One of the most terrifying moments of the film last night was when Mr. Gore talked about how a massive glacial breakoff of parts of Greenland or Antarctica (which is possible in the next fifty years if we don't take steps to curb CO2 emissions now) would result in a 20-foot rise in sea level worldwide. Then he showed in his slideshow images of low-lying areas of the world--the Netherlands, Florida, and the Bay Area among them--and where sea level would rise in those areas.
My hometown of Alameda, California (a small, quaint island city just a couple miles away from where I live now), would most certainly be covered in water. Even here in Oakland, where heavy winter rains regularly prompt store-owners on Lakeshore and Grand Avenues to sandbag their front doors against flooding, Lake Merritt rising twenty feet would devastate whole neighborhoods around it. Last night, I looked out my bedroom window at Park Boulevard and the apartment buildings surrounding it below, and imagined water covering the two-story building just a few hundred yards away.
I don't want to be part of making this the future I leave for my children, or my children's children. I want my children to be able to see my hometown--not as an underwater museum of a bygone era, but as a living, breathing place.
One of the things that struck me during the
Raising Change conference that I helped coordinate this past month was the amount of waste that is generated by large gatherings of people like that. And it wasn't even a very large conference: only about 400 people. But after lunch on both days, it was crazy to see garbage cans full of completely recyclable cardboard lunch boxes, half-empty soda cans and bottles, and the ubiquitous empty plastic water bottles. And this was a conference of progressive activists!
For some reason, those images from the conference really struck me, and now I know why--if 400 progressive activists who are mostly aware of the environmental impact of our work and our lifestyles, couldn't pull it together to recycle and lessen our environmental footprint for two days, what hope can we possibly have that the rest of the country will want to do so?
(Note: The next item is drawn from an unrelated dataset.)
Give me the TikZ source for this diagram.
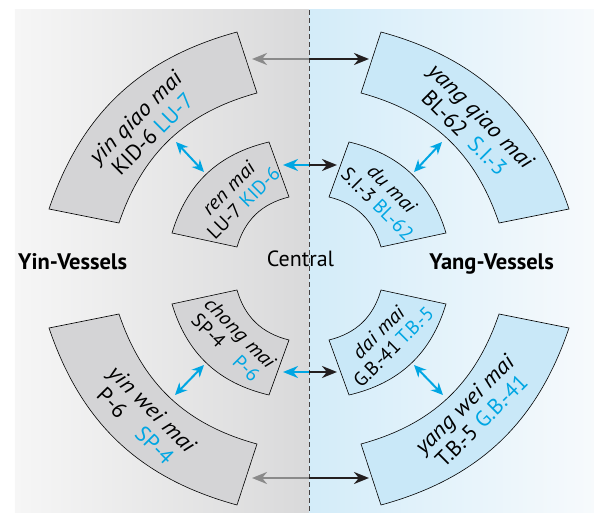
\documentclass[tikz,border=0pt]{standalone}
\usepackage{fontspec}
\setmainfont{PT Sans}[ItalicFeatures={FakeStretch=1.1}]
\usepackage{xcolor}
\usetikzlibrary{arrows.meta,calc}
\definecolor{yinfill}{HTML}{D4D4D6}
\definecolor{yangfill}{HTML}{C9E8F8}
\definecolor{pointblue}{HTML}{00A6E3}
\definecolor{yinleft}{HTML}{F6F6F6}
\definecolor{yinright}{HTML}{D9D9DA}
\definecolor{yangleft}{HTML}{D3ECF9}
\definecolor{yangright}{HTML}{F7FAFC}
\definecolor{arrowgray}{HTML}{8A8A8A}
\definecolor{arrowblack}{HTML}{231F20}

\begin{document}
\begin{tikzpicture}[x=1pt,y=1pt]
  \tikzset{yin sector/.style={draw=black,line width=0.6pt,fill=yinfill},
    yang sector/.style={draw=black,line width=0.6pt,fill=yangfill},
    vessel text/.style={align=center,inner sep=0pt,font=\fontsize{22}{24}\selectfont},
    small text/.style={vessel text,font=\fontsize{19.5}{21}\selectfont},
    side label/.style={inner sep=0pt,font=\fontsize{22.5}{23}\selectfont\bfseries},
    center arrow/.style={line width=2.4pt,-{Stealth[length=15pt,width=12pt]}},
    point arrow/.style={pointblue,line width=2pt,
      {Stealth[length=12pt,width=11pt]}-{Stealth[length=12pt,width=11pt]}}}%

  \useasboundingbox (-309,-244.5) rectangle (285,268.5);
  \shade[left color=yinleft,right color=yinright] (-294,-244.5) rectangle (0,258.5);
  \shade[left color=yangleft,right color=yangright] (0,-244.5) rectangle (285,258.5);
  \draw[arrowblack!85,line width=1pt,dash pattern=on 5pt off 3pt] (0,258.5) -- (0,-244.5);

  % outer vessels
  \draw[yin sector] (-72,236.5) to[bend right=28] (-260,59.5) -- (-190,45.5)
    to[bend left=28] (-52,175.5) -- cycle;
  \draw[yang sector] (72,236.5) to[bend left=28] (260,59.5) -- (190,45.5)
    to[bend right=28] (52,175.5) -- cycle;
  \draw[yin sector] (-72,-236.5) to[bend left=28] (-260,-59.5) -- (-190,-45.5)
    to[bend right=28] (-52,-175.5) -- cycle;
  \draw[yang sector] (72,-236.5) to[bend right=28] (260,-59.5) -- (190,-45.5)
    to[bend left=28] (52,-175.5) -- cycle;

  % inner vessels
  \draw[yin sector] (-40,126.5) to[bend right=30] (-137,35.5) -- (-72,21.5)
    to[bend left=30] (-20,71.5) -- cycle;
  \draw[yang sector] (40,126.5) to[bend left=30] (137,35.5) -- (72,21.5)
    to[bend right=30] (20,71.5) -- cycle;
  \draw[yin sector] (-40,-126.5) to[bend left=30] (-137,-35.5) -- (-72,-21.5)
    to[bend right=30] (-20,-71.5) -- cycle;
  \draw[yang sector] (40,-126.5) to[bend right=30] (137,-35.5) -- (72,-21.5)
    to[bend left=30] (20,-71.5) -- cycle;

  \node[vessel text,rotate=45] (yinqiao) at (-165,143)
    {\textit{yin qiao mai}\\KID-6 \textcolor{pointblue}{LU-7}};
  \node[small text,rotate=45] (renmai) at (-73,73)
    {\textit{ren mai}\\LU-7 \textcolor{pointblue}{KID-6}};
  \node[vessel text,rotate=-45] (yangqiao) at (164,144)
    {\textit{yang qiao mai}\\BL-62\enspace\textcolor{pointblue}{S.I.-3}};
  \node[small text,rotate=-45] (dumai) at (76,72)
    {\textit{du mai}\\S.I.-3 \textcolor{pointblue}{BL-62}};
  \node[small text,rotate=-45] (chongmai) at (-76,-72)
    {\textit{chong mai}\\SP-4\quad\textcolor{pointblue}{P-6}};
  \node[vessel text,rotate=-45] (yinwei) at (-165,-149)
    {\textit{yin wei mai}\\P-6\quad\textcolor{pointblue}{SP-4}};
  \node[small text,rotate=45] (daimai) at (77,-71)
    {\textit{dai mai}\\G.B.-41\,\textcolor{pointblue}{T.B.-5}};
  \node[vessel text,rotate=45] (yangwei) at (164,-144)
    {\textit{yang wei mai}\\T.B.-5 \textcolor{pointblue}{G.B.-41}};

  \node[side label,anchor=base west] (yinlabel) at (-291,-1) {Yin-Vessels};
  \node[side label,anchor=base east] (yanglabel) at (245,-1.5) {Yang-Vessels};
  \node[side label,anchor=base,font=\fontsize{22}{22}\selectfont] (central) at (-8.5,1.5) {Central};

  % connectors
  \coordinate (topmid) at (0,209.5);
  \coordinate (upmid) at (0,103.5);
  \coordinate (lowmid) at (0,-103.5);
  \coordinate (botmid) at (0,-209.5);
  \coordinate (yinqiaoend) at (-57,209.5);
  \coordinate (yangqiaoend) at (60,209.5);
  \coordinate (renend) at (-26,103.5);
  \coordinate (duend) at (28,103.5);
  \coordinate (chongend) at (-26,-103.5);
  \coordinate (daiend) at (28,-103.5);
  \coordinate (yinweiend) at (-57,-209.5);
  \coordinate (yangweiend) at (60,-209.5);
  \draw[center arrow,arrowgray] (topmid) -- (yinqiaoend);
  \draw[center arrow,arrowblack] (topmid) -- (yangqiaoend);
  \draw[center arrow,pointblue] (upmid) -- (renend);
  \draw[center arrow,arrowblack] (upmid) -- (duend);
  \draw[center arrow,pointblue] (lowmid) -- (chongend);
  \draw[center arrow,arrowblack] (lowmid) -- (daiend);
  \draw[center arrow,arrowgray] (botmid) -- (yinweiend);
  \draw[center arrow,arrowblack] (botmid) -- (yangweiend);

  \coordinate (yinqiaotip) at (-133,126.5);
  \coordinate (rentip) at (-105,96.5);
  \coordinate (yangqiaotip) at (133,126.5);
  \coordinate (dutip) at (105,96.5);
  \coordinate (chongtip) at (-105,-96.5);
  \coordinate (yinweitip) at (-134,-126.5);
  \coordinate (daitip) at (105,-96.5);
  \coordinate (yangweitip) at (134,-126.5);
  \draw[point arrow] (yinqiaotip) -- (rentip);
  \draw[point arrow] (yangqiaotip) -- (dutip);
  \draw[point arrow] (chongtip) -- (yinweitip);
  \draw[point arrow] (daitip) -- (yangweitip);
\end{tikzpicture}
\end{document}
After the conference, almost subconsciously, I started to be aware of how I waste things, and began to take small, everyday steps to lessen the amount of resources I consume: I began collecting 'gray' water in the shower to use to water plants; I finally assembled a
compost bin for kitchen scraps; I made a commitment to try to buy all of my clothes used before going to a department store or boutique to buy new; I pledged to walk to work twice a week (I usually take the bus anyway so this is an improvement and would help me get my exercise); I would spend more time in nature, hiking and camping and the like. Of course, I will always be involved organizations that are working to hold the Bush adminstration accountable for the havoc it's wreaked on our environment. All these things are necessary action steps.
I was so shaken, though, after seeing 'An Inconvenient Truth' that I know now that this shift in my consciousness and behavior is no temporary thing. These are life-changes that we all--especially in the U.S.--have to make if we are to continue to inhabit this planet, and pass it on to future generations intact and functioning. No, we cannot completely reverse the damage we've already done, but we can help stave off the worst for decades if not longer.
And for my people of color comrades who think that environmentalism is 'a white thing' or that people taking individual action to reduce, reuse, recycle is just a ruse to distract us from the 'real issues' of oil-and-war-mongering in the Middle East, I challenge you to educate yourselves and take responsibility for your everyday actions. And remember, it's the poor people of color of the Third and First Worlds that suffer the most from global warming's effects--drought in Darfur, Katrina in the Gulf Coast, flooding in India and other places.
Go see the
movie. Do your part. I know it sounds cliche, but in this matter, as in many others, each one of us
taking some action, however small, however incremental, can make a difference.